Ironically, it’s the very fact of tradeable shares that opens up those opportunities for financial wheeling and dealing. No one would want to get in the way of the plumber, the graphic designer, or the shopkeeper who starts and runs a small business. And few would fault a system that gives successful entrepreneurs a substantial reward. But when businesses grow larger—when their operations affect significant numbers of people as customers, employees, or taxpayers—they will almost certainly be sold. At that point, society has an interest in encouraging some kinds of sales and discouraging others.
So let’s take a hard look at the world this convention has created. We’ll begin with the two huge industries that have devoted themselves to making money mainly from the buying and selling of stock and of companies. One is Wall Street, purveyor of shares in publicly traded enterprises. The other is private equity—buyers and sellers of businesses.
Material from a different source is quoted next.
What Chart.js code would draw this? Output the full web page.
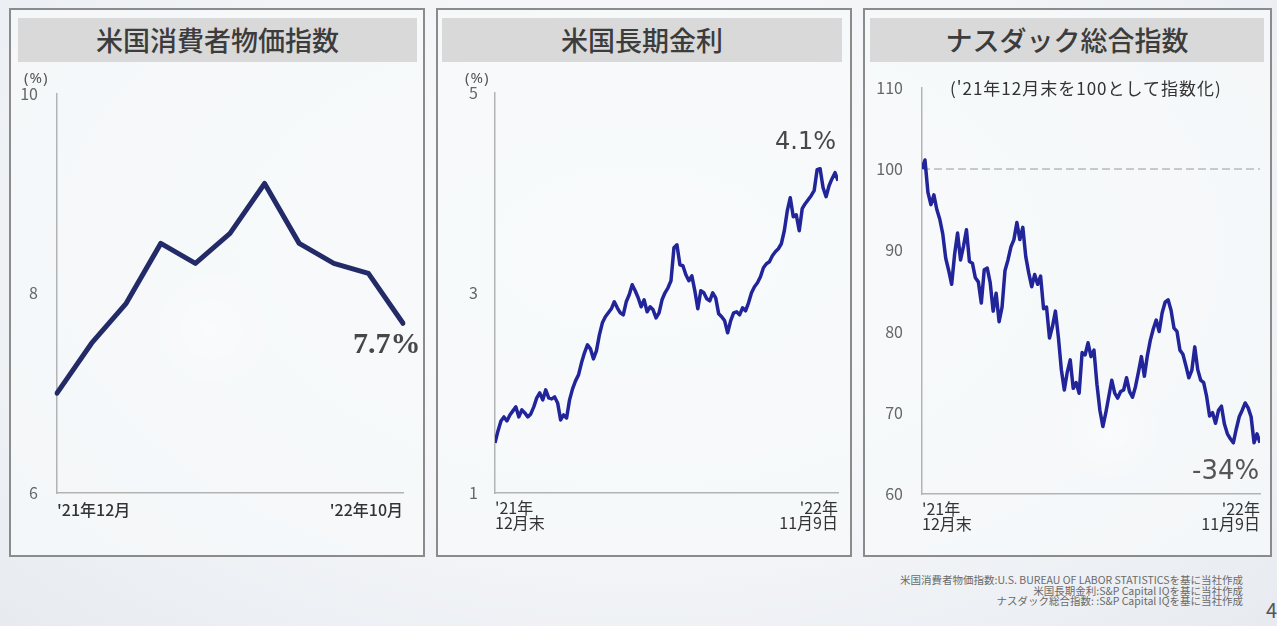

Both industries have swelled in recent decades to the point of absurdity, a point where the owners and the operators of the nation’s most important companies are two largely separate groups—and where these companies’ day-to-day workings are ultimately governed by the needs of investors and the executives who serve them.
- Ownership is more complex, and more open to change, than it first appears. Ownership by shareholders is just a convention, not a law of nature.
- When a company is sold—and nearly every company that doesn’t shut up shop will be sold—there’s an opportunity to transform its ownership.
WHICH COMPANY WOULD YOU LIKE TO WORK FOR?
The largest grocer in the US is Walmart, with about a quarter of the market. In 1970, founder Sam Walton took Walmart public, selling shares on Wall Street. But he retained a large number of those shares, which he passed on to his descendants. Since then, those descendants have become the richest family in the world. Their company, however, has long had a poor reputation as an employer. Its wages lag those of competitors. Its benefits are meager. Annual turnover in the workforce is high. Few people think of working at Walmart as a great job.
George Jenkins, founder of the Publix Super Markets chain, took a different route, selling much of his stock over time to the company’s employees. Today, Publix is the nation’s largest employee-owned enterprise, and it’s as different from Walmart as June from December. In 2016, Fortune magazine sent a reporter to Florida to work in a Publix supermarket for a week. The magazine wanted to learn the secrets of a company that had shown up on its list of “100 Best Companies to Work For” every year since the list began.
One such secret, reporter Christopher Tkaczyk found, was happy employees. “Or more accurately: pleased-as-punch, over-the-moon, ridiculously contented” employees. Voluntary turnover was far lower than the retail average. There had never been a layoff. After a year of employment, every worker who puts in at least 1,000 hours gets a stock allotment, which in the last several years has been worth 8.5 percent of an employee’s pay. As owners, Publix employees who stay with the company for their careers can accumulate a nice nest egg. People told the Fortune reporter things like, “I love working for Publix!”
George Jenkins’s descendants aren’t doing badly either—they’re #39 on Forbes’s list of the richest US families, with an estimated fortune of $8.8 billion.